The core claim is that jointly optimizing INR weights and lightweight adapters lets you replace keyframes with a compact neural representation that guides a diffusion model to produce perceptually better video at under 0.05 bpp. The experiments on UVG, MCL-JCV, and JVET Class-B report clear wins on LPIPS, DISTS, and FID against HEVC, VVC, and earlier neural or INR-only codecs, with the diffusion process apparently building layout and identity before filling in texture details. That hierarchy observation is a useful side result. The combination itself looks like a fresh integration not covered in the cited prior work. The paper does a reasonable job showing the method can outperform strong baselines on perceptual metrics while keeping parameter overhead low through the adapters. The soft spot is exactly the one in the stress-test note. The abstract calls the INR overhead minimal, but if the reported bpp numbers do not fully count quantization, entropy coding, and transmission of the per-video INR weights plus any adapter updates, then the effective rate is higher and the BD-LPIPS and BD-FID deltas shrink or vanish. Without seeing the precise rate breakdown in the methods section, it is difficult to trust the operating point. Minor additional gaps are the lack of statistical significance tests and exact baseline re-implementation details, though those are common at this stage. This is for people working on neural video codecs or generative compression who care about the sub-0.05 bpp regime. A reader who wants to test new conditioning tricks would find the setup useful. It deserves peer review because the idea is concrete, the benchmarks are standard, and the central rate-accounting question is straightforward to check in revision.

Referee Report

2 major / 2 minor

Summary. The paper introduces DiV-INR, a perceptually-driven video compression framework that combines implicit neural representations (INRs) for compact video encoding with pre-trained video diffusion models. INR-based conditioning replaces traditional keyframes, and joint optimization of INR weights with parameter-efficient adapters generates conditioning signals to guide diffusion-based reconstruction. The central claim is that this enables superior perceptual quality (LPIPS, DISTS, FID) at extremely low bitrates (<0.05 bpp) compared to HEVC, VVC, and prior neural/INR codecs, with reported BD-LPIPS gains up to 0.214 and BD-FID up to 91.14 on UVG, MCL-JCV, and JVET Class-B benchmarks; an additional analysis highlights a semantic-to-visual generation hierarchy.

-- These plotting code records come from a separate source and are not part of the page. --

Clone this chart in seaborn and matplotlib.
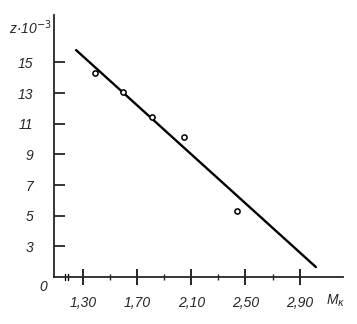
import matplotlib
matplotlib.use("Agg")
import matplotlib.pyplot as plt
import matplotlib.transforms as mtransforms
import seaborn as sns
import pandas as pd

# data
m_points = [1.389, 1.597, 1.809, 2.048, 2.441]
z_points = [14.29, 13.05, 11.42, 10.14, 5.28]
m_line = [1.251, 3.02]
z_line = [15.81, 1.65]
x_ticks = [1.30, 1.70, 2.10, 2.50, 2.90]
x_tick_labels = ["1,30", "1,70", "2,10", "2,50", "2,90"]
x_minor = [1.50, 1.90, 2.30, 2.70]
y_ticks = [3, 5, 7, 9, 11, 13, 15]
y_tick_labels = ["3", "5", "7", "9", "11", "13", "15"]

sns.set_style("ticks")
plt.rcParams['font.family'] = ['Liberation Sans', 'DejaVu Sans']

fig = plt.figure(figsize=(3.57, 3.24), dpi=100)
ax = fig.add_axes([54/357, 1-277/324, (343-54)/357, (277-15)/324])

pts = pd.DataFrame({"M": m_points, "z": z_points})
ln = pd.DataFrame({"M": m_line, "z": z_line})
sns.lineplot(data=ln, x="M", y="z", ax=ax, color="black", linewidth=1.7)
sns.scatterplot(data=pts, x="M", y="z", ax=ax, marker="o", s=14,
                facecolor="white", edgecolor="black", linewidth=1.1, zorder=3)

ax.set_xlim(1.088, 3.22)
ax.set_ylim(1.0, 18.1)
for s in ["top", "right"]:
    ax.spines[s].set_visible(False)
ax.spines["left"].set_linewidth(1.3)
ax.spines["bottom"].set_linewidth(1.3)

ax.set_xticks(x_ticks)
ax.set_xticklabels(x_tick_labels, fontstyle="italic", fontsize=10)
ax.set_xticks(x_minor, minor=True)
ax.set_yticks(y_ticks)
ax.set_yticklabels(y_tick_labels, fontstyle="italic", fontsize=10)
ax.tick_params(axis="y", direction="in", length=8, width=1.3, pad=15)
ax.tick_params(axis="x", which="major", direction="inout", length=12, width=1.4, pad=8)
ax.tick_params(axis="x", which="minor", direction="inout", length=5, width=1.0)
ax.set_xlabel("")
ax.set_ylabel("")

# axis break marks near the origin
trans = mtransforms.blended_transform_factory(ax.transData, ax.transAxes)
for xb in [1.172, 1.194]:
    ax.plot([xb, xb], [-0.012, 0.012], transform=trans, color="black",
            linewidth=1.0, clip_on=False)

fig.text(9/357, 1-28/324, "z·10$^{-3}$", fontstyle="italic", fontsize=10,
         va="center", ha="left")
fig.text(326/357, 1-301/324, "M$_{\\kappa}$", fontstyle="italic", fontsize=10,
         va="center", ha="left")
fig.text(43/357, 1-287/324, "0", fontstyle="italic", fontsize=10,
         va="center", ha="center")

fig.savefig("out.png", dpi=100)
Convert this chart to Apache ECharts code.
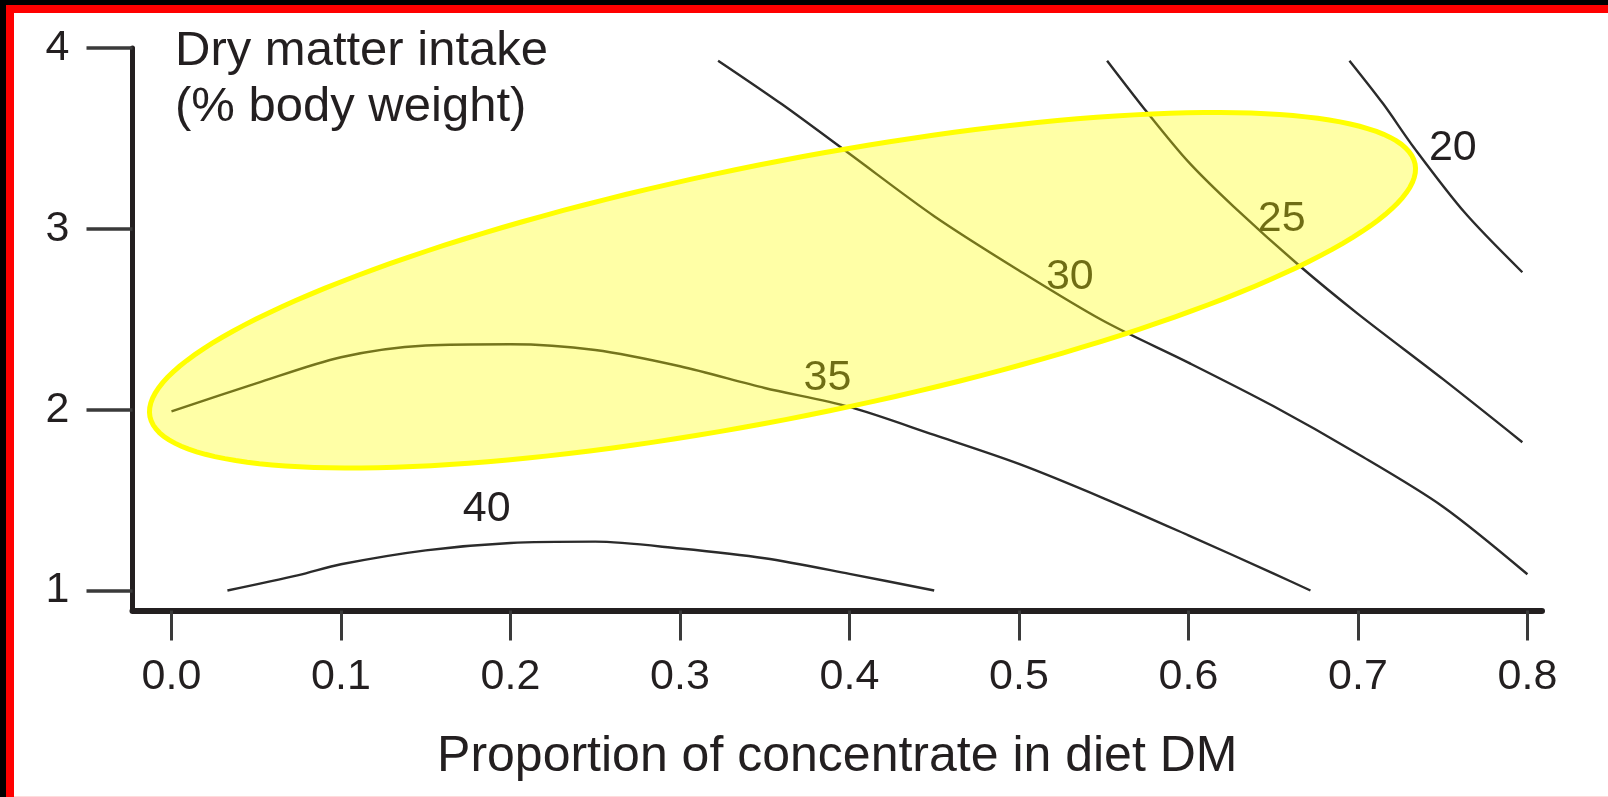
<!DOCTYPE html>
<html>
<head>
<meta charset="utf-8">
<script src="https://cdn.jsdelivr.net/npm/echarts@6/dist/echarts.min.js"></script>
<style>
	html,body{margin:0;padding:0;background:#fff;overflow:hidden;}
	#main{position:absolute;left:0;top:0;width:1608px;height:797px;}
	.bar{position:absolute;pointer-events:none;}
</style>
</head>
<body>
<div id="main"></div>
<!-- black and red rule along the top and left edge -->
<div class="bar" style="left:0;top:0;width:1608px;height:5px;background:#000;"></div>
<div class="bar" style="left:0;top:0;width:6px;height:797px;background:#000;"></div>
<div class="bar" style="left:6px;top:5px;width:1602px;height:8px;background:#f00;"></div>
<div class="bar" style="left:6px;top:5px;width:8px;height:792px;background:#f00;"></div>
<div class="bar" style="left:14px;top:796px;width:1594px;height:1px;background:#ffdcdc;"></div>
<script>
var FONT = '"Liberation Sans", Arial, sans-serif';
var TXT = '#231f20';

// tick labels
var xTicks = [0, 0.1, 0.2, 0.3, 0.4, 0.5, 0.6, 0.7, 0.8];
var yTicks = [1, 2, 3, 4];

// contour lines [proportion, intake]
var line40 = [[0.033,1.0],[0.075,1.085],[0.1,1.145],[0.15,1.222],[0.2,1.263],[0.25,1.27],[0.3,1.232],[0.35,1.178],[0.4,1.092],[0.45,1.0]];
var line35 = [[0.0,1.99],[0.05,2.145],[0.1,2.29],[0.15,2.355],[0.2,2.362],[0.25,2.33],[0.3,2.24],[0.35,2.12],[0.4,2.015],[0.45,1.86],[0.5,1.7],[0.55,1.51],[0.6,1.305],[0.65,1.095],[0.672,1.0]];
var line30 = [[0.3225,3.93],[0.36,3.69],[0.4,3.415],[0.45,3.07],[0.5,2.77],[0.55,2.49],[0.6,2.26],[0.65,2.02],[0.7,1.755],[0.75,1.465],[0.8,1.09]];
var line25 = [[0.552,3.93],[0.576,3.64],[0.6,3.37],[0.627,3.12],[0.665,2.8],[0.7,2.53],[0.75,2.17],[0.797,1.82]];
var line20 = [[0.695,3.93],[0.715,3.69],[0.733,3.45],[0.763,3.09],[0.797,2.76]];

// contour labels
var labelText = ['40', '35', '30', '25', '20'];
var labelX = [0.186, 0.387, 0.53, 0.655, 0.756];
var labelY = [1.45, 2.175, 2.735, 3.055, 3.445];

// highlighted region: centre and two conjugate half axes, in data units
var ellipseCenter = [0.3605, 2.6602];
var ellipseU = [0.3732, 0.6989];
var ellipseV = [0.01475, -0.6912];

var myChart = echarts.init(document.getElementById('main'));

function contour(data) {
	return {
		type: 'line',
		data: data,
		smooth: 0.3,
		showSymbol: false,
		silent: true,
		lineStyle: {color: '#2b2b2b', width: 2.4}
	};
}

var labelData = [];
for (var i = 0; i < labelText.length; i++) {
	labelData.push([labelX[i], labelY[i]]);
}

var option = {
	animation: false,
	title: {
		text: 'Dry matter intake\n(% body weight)',
		left: 170,
		top: 18,
		textStyle: {fontFamily: FONT, fontSize: 49, lineHeight: 56, fontWeight: 'normal', color: TXT}
	},
	grid: {left: 132.5, right: 66, top: 48, bottom: 186.5, containLabel: false},
	xAxis: {
		type: 'value',
		min: -0.023,
		max: 0.8086,
		name: 'Proportion of concentrate in diet DM',
		nameLocation: 'middle',
		nameGap: 122,
		nameTextStyle: {fontFamily: FONT, fontSize: 50, color: TXT},
		splitLine: {show: false},
		axisLine: {onZero: false, lineStyle: {color: TXT, width: 6}},
		axisTick: {customValues: xTicks, length: 30, lineStyle: {color: '#3a3a3a', width: 3}},
		axisLabel: {
			customValues: xTicks,
			margin: 45,
			fontFamily: FONT,
			fontSize: 43,
			color: TXT,
			formatter: function (v) { return v.toFixed(1); }
		}
	},
	yAxis: {
		type: 'value',
		min: 0.8894,
		max: 4,
		splitLine: {show: false},
		axisLine: {show: true, onZero: false, lineStyle: {color: TXT, width: 5}},
		axisTick: {show: true, customValues: yTicks, length: 46, lineStyle: {color: '#3a3a3a', width: 3.5}},
		axisLabel: {
			customValues: yTicks,
			margin: 63,
			fontFamily: FONT,
			fontSize: 43,
			color: TXT
		}
	},
	series: [
		contour(line40),
		contour(line35),
		contour(line30),
		contour(line25),
		contour(line20),
		{
			type: 'custom',
			data: labelData,
			silent: true,
			renderItem: function (params, api) {
				var p = api.coord([api.value(0), api.value(1)]);
				return {
					type: 'text',
					x: p[0],
					y: p[1],
					style: {
						text: labelText[params.dataIndex],
						fill: TXT,
						font: '43px ' + FONT,
						align: 'center',
						verticalAlign: 'middle'
					}
				};
			}
		},
		{
			type: 'custom',
			data: [[ellipseCenter[0], ellipseCenter[1]]],
			silent: true,
			z: 10,
			renderItem: function (params, api) {
				var pts = [];
				for (var k = 0; k <= 180; k++) {
					var t = k / 180 * Math.PI * 2;
					pts.push(api.coord([
						ellipseCenter[0] + Math.cos(t) * ellipseU[0] + Math.sin(t) * ellipseV[0],
						ellipseCenter[1] + Math.cos(t) * ellipseU[1] + Math.sin(t) * ellipseV[1]
					]));
				}
				return {
					type: 'polygon',
					shape: {points: pts},
					style: {fill: 'rgba(255,255,0,0.35)', stroke: '#ffff00', lineWidth: 5}
				};
			}
		}
	]
};

myChart.setOption(option);
</script>
</body>
</html>
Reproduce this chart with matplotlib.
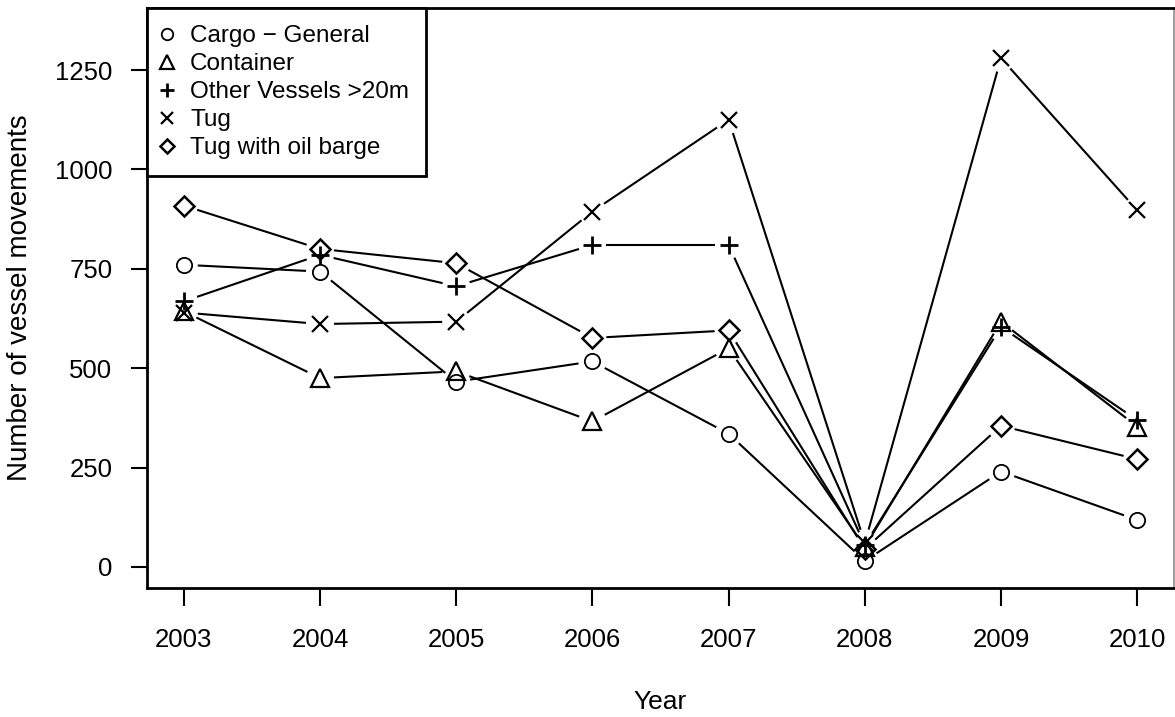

Significance. If the rate accounting and generalization claims hold, the work would meaningfully advance extreme low-bitrate video coding by showing how diffusion priors can be conditioned via compact INRs to outperform traditional codecs on perceptual metrics where pixel-level fidelity is secondary. The empirical results on standard benchmarks and the hierarchical generation observation provide concrete evidence of practical utility in this regime.

major comments (2)

[§4] §4 (experimental setup and rate-distortion curves): the central claim of operating below 0.05 bpp while reporting BD-LPIPS gains of 0.214 and BD-FID of 91.14 relative to HEVC requires that the bitrate explicitly include the full transmission cost (quantization, entropy coding, and signaling) of per-video INR weights plus adapter deltas. If this overhead is omitted or undercounted, the effective operating point shifts and the comparisons to HEVC/VVC become invalid.
[§3.2] §3.2 (INR conditioning and joint optimization): the claim that the learned conditioning signals transfer across videos without per-video retraining at inference rests on the assumption that the adapters and INR weights generalize reliably; no ablation or cross-video transfer experiment is described that would rule out overfitting to the training distribution, which directly affects the weakest assumption in the evaluation.

minor comments (2)

[Abstract and §4.1] The abstract and §4.1 report aggregate BD metrics but do not tabulate per-sequence bitrates or list the exact HEVC/VVC encoder configurations (preset, GOP structure) used for fair comparison.
[Figure 3] Figure 3 (qualitative results) would benefit from explicit bitrate annotations on each example to allow direct visual verification of the <0.05 bpp regime.

Simulated Author's Rebuttal

2 responses · 0 unresolved

We thank the referee for the constructive comments on our work. We address each major point below with clarifications on our rate accounting and generalization assumptions. We are prepared to revise the manuscript accordingly to strengthen these aspects.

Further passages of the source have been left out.